La precisazione fatta per lo zucchero, vale anche per la semola e per la farina che, pur essendo prodotti “non trasformati” ai sensi dell’art. 2, paragrafo 1 del Reg. (CE) n. 852/2004, sono frutto però dell’ultima lavorazione sostanziale del grano che genera un prodotto nuovo, anche individuato con un codice NC diverso da quello del monoingrediente grano.
[4] Food safety in the EU, Special Eurobarometer Wave EB91.3, Giugno 2019; “Study on the mandatory indication of country of origin or place of provenance of unprocessed foods, single ingredient products and ingredients that represent more than 50% of a food”, prepared by Food Chain Evaluation Consortium for the Directorate General for Health and Food safety, Final Report, 10/9/2014. Su tale studio è basata la “Relazione della Commissione al Parlamento Europeo e al Consiglio sull’indicazione obbligatoria del paese d’origine o del luogo di provenienza degli alimenti non trasformati, dei prodotti a base di un unico ingrediente e degli ingredienti che rappresentano più del 50% di un alimento” del 20/5/2015, COM(2015) 204 final; Ismea, Indagine sull’etichettatura di origine dei prodotti agro-alimentari, Gennaio 2019; Contò et al., Consumers perception of traditional sustainable food: an exploratory study on pasta made from native ancient durum wheat varieties, Rivista di Economia Agraria, Anno LXXI, n. 1 (Supplemento), 2016, e altri.

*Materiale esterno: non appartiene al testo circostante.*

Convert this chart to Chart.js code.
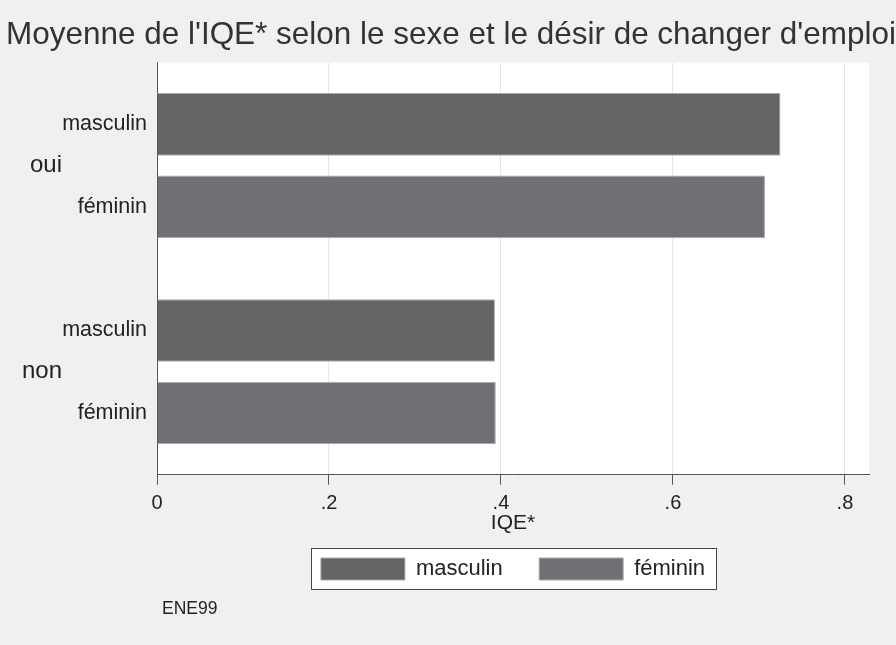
<!DOCTYPE html>
<html>
<head>
<meta charset="utf-8">
<script src="https://cdn.jsdelivr.net/npm/chart.js@4/dist/chart.umd.min.js"></script>
<style>
  html, body { margin: 0; padding: 0; background: #eff0f2; }
  canvas { display: block; }
</style>
</head>
<body>
<canvas id="chart" width="896" height="645"></canvas>
<script>
// désir de changer d'emploi, puis sexe
const groups = ['oui', 'non'];
const sexes = ['masculin', 'féminin'];
const masculin = [0.725, 0.393];
const feminin = [0.707, 0.394];
const xTicks = [0, 0.2, 0.4, 0.6, 0.8];
const xMax = 0.828;
const note = 'ENE99';

const FONT = "'Liberation Sans', Arial, Helvetica, sans-serif";
const BG = '#eff0f2';
const INK = '#222';

// Stata-like spacing: each group takes 5 slots (gap, masculin, gap, féminin, gap)
const slotLabels = [];
const groupSlots = [];
const mData = [];
const fData = [];
groups.forEach((g, gi) => {
  for (let k = 0; k < 5; k++) {
    slotLabels.push(k === 1 ? sexes[0] : k === 3 ? sexes[1] : '');
    groupSlots.push(k === 2 ? g : '');
    mData.push(k === 1 ? masculin[gi] : null);
    fData.push(k === 3 ? feminin[gi] : null);
  }
});

const stataLook = {
  id: 'stataLook',
  afterLayout(chart) {
    // legend centred under the plot region
    const a = chart.chartArea;
    chart.legend.left = a.left;
    chart.legend.right = a.right;
  },
  beforeDraw(chart) {
    const { ctx, chartArea: a, width, height } = chart;
    ctx.save();
    ctx.fillStyle = BG;
    ctx.fillRect(0, 0, width, height);
    ctx.fillStyle = '#fff';
    ctx.fillRect(a.left, a.top, a.right - a.left, a.bottom - a.top);
    const hb = chart.legend.legendHitBoxes;
    if (hb && hb.length) {
      const first = hb[0];
      const last = hb[hb.length - 1];
      const x0 = Math.round(first.left - 10) + 0.5;
      const x1 = Math.round(last.left + last.width + 11) + 0.5;
      const y0 = Math.round(first.top - 10) + 0.5;
      const y1 = Math.round(first.top + first.height + 9) + 0.5;
      ctx.fillStyle = '#fff';
      ctx.fillRect(x0, y0, x1 - x0, y1 - y0);
      ctx.strokeStyle = '#444';
      ctx.lineWidth = 1;
      ctx.strokeRect(x0, y0, x1 - x0, y1 - y0);
    }
    ctx.restore();
  },
  afterDraw(chart) {
    const { ctx, chartArea: a } = chart;
    ctx.save();
    ctx.font = '17.5px ' + FONT;
    ctx.fillStyle = INK;
    ctx.textBaseline = 'middle';
    ctx.fillText(note, a.left + 5, chart.legend.bottom + 19.5);
    ctx.restore();
  }
};

new Chart(document.getElementById('chart'), {
  type: 'bar',
  data: {
    labels: slotLabels,
    datasets: [
      { label: sexes[0], data: mData, backgroundColor: '#646466', borderColor: '#a9a9ab', borderWidth: 1 },
      { label: sexes[1], data: fData, backgroundColor: '#6f7074', borderColor: '#a9a9ab', borderWidth: 1 }
    ]
  },
  options: {
    indexAxis: 'y',
    responsive: false,
    animation: false,
    datasets: { bar: { barPercentage: 1.52, categoryPercentage: 1 } },
    layout: { padding: { left: 6, right: 0, top: 0, bottom: 55 } },
    scales: {
      x: {
        min: 0,
        max: xMax,
        afterBuildTicks(axis) { axis.ticks = xTicks.map(v => ({ value: v })); },
        ticks: {
          callback: v => (v === 0 ? '0' : v.toFixed(1).replace(/^0/, '')),
          font: { size: 20, family: FONT },
          color: INK,
          padding: 7,
          maxRotation: 0
        },
        grid: { color: '#e6e6e6', tickColor: '#555', tickLength: 10 },
        border: { color: '#555' },
        title: {
          display: true,
          text: 'IQE*',
          font: { size: 21, family: FONT },
          color: INK,
          padding: { top: -12, bottom: 10 }
        },
        afterFit(axis) { axis.paddingRight = 27; }
      },
      y: {
        stacked: true,
        ticks: { autoSkip: false, font: { size: 21.5, family: FONT }, color: INK, padding: 10 },
        grid: { display: false, drawTicks: false },
        border: { display: true, color: '#555' },
        afterFit(axis) { axis.width = 95; }
      },
      y2: {
        type: 'category',
        labels: groupSlots,
        offset: true,
        position: 'left',
        ticks: { autoSkip: false, font: { size: 24, family: FONT }, color: INK, padding: 0 },
        grid: { display: false, drawTicks: false },
        border: { display: false },
        afterFit(axis) { axis.width = 56; }
      }
    },
    plugins: {
      title: {
        display: true,
        text: "Moyenne de l'IQE* selon le sexe et le désir de changer d'emploi",
        align: 'start',
        color: '#333',
        font: { size: 31.5, family: FONT, weight: 'normal' },
        padding: { top: 16.4, bottom: 8.4 }
      },
      legend: {
        position: 'bottom',
        labels: {
          boxWidth: 84,
          boxHeight: 22,
          padding: 12,
          color: INK,
          font: { size: 22, family: FONT },
          generateLabels(chart) {
            const items = Chart.defaults.plugins.legend.labels.generateLabels(chart);
            items.forEach((it, i) => { if (i < items.length - 1) it.text += '    '; });
            return items;
          }
        }
      },
      tooltip: { enabled: false }
    }
  },
  plugins: [stataLook]
});
</script>
</body>
</html>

[5] V. Comunicazione della Commissione (2020/C 32/01) sull’applicazione delle disposizioni dell’articolo 26, paragrafo 3, del regolamento (UE) n. 1169/2011, in G.U.U.E. del 31.1.2020.
[6] Casi, notissimi, di Italian sounding sono il Parmesan, il Cambozola, il Parma Ham e molti altri, a prescindere dal fatto che gli “originali” abbiano o meno ottenuto adeguata protezione in sede europea e globale.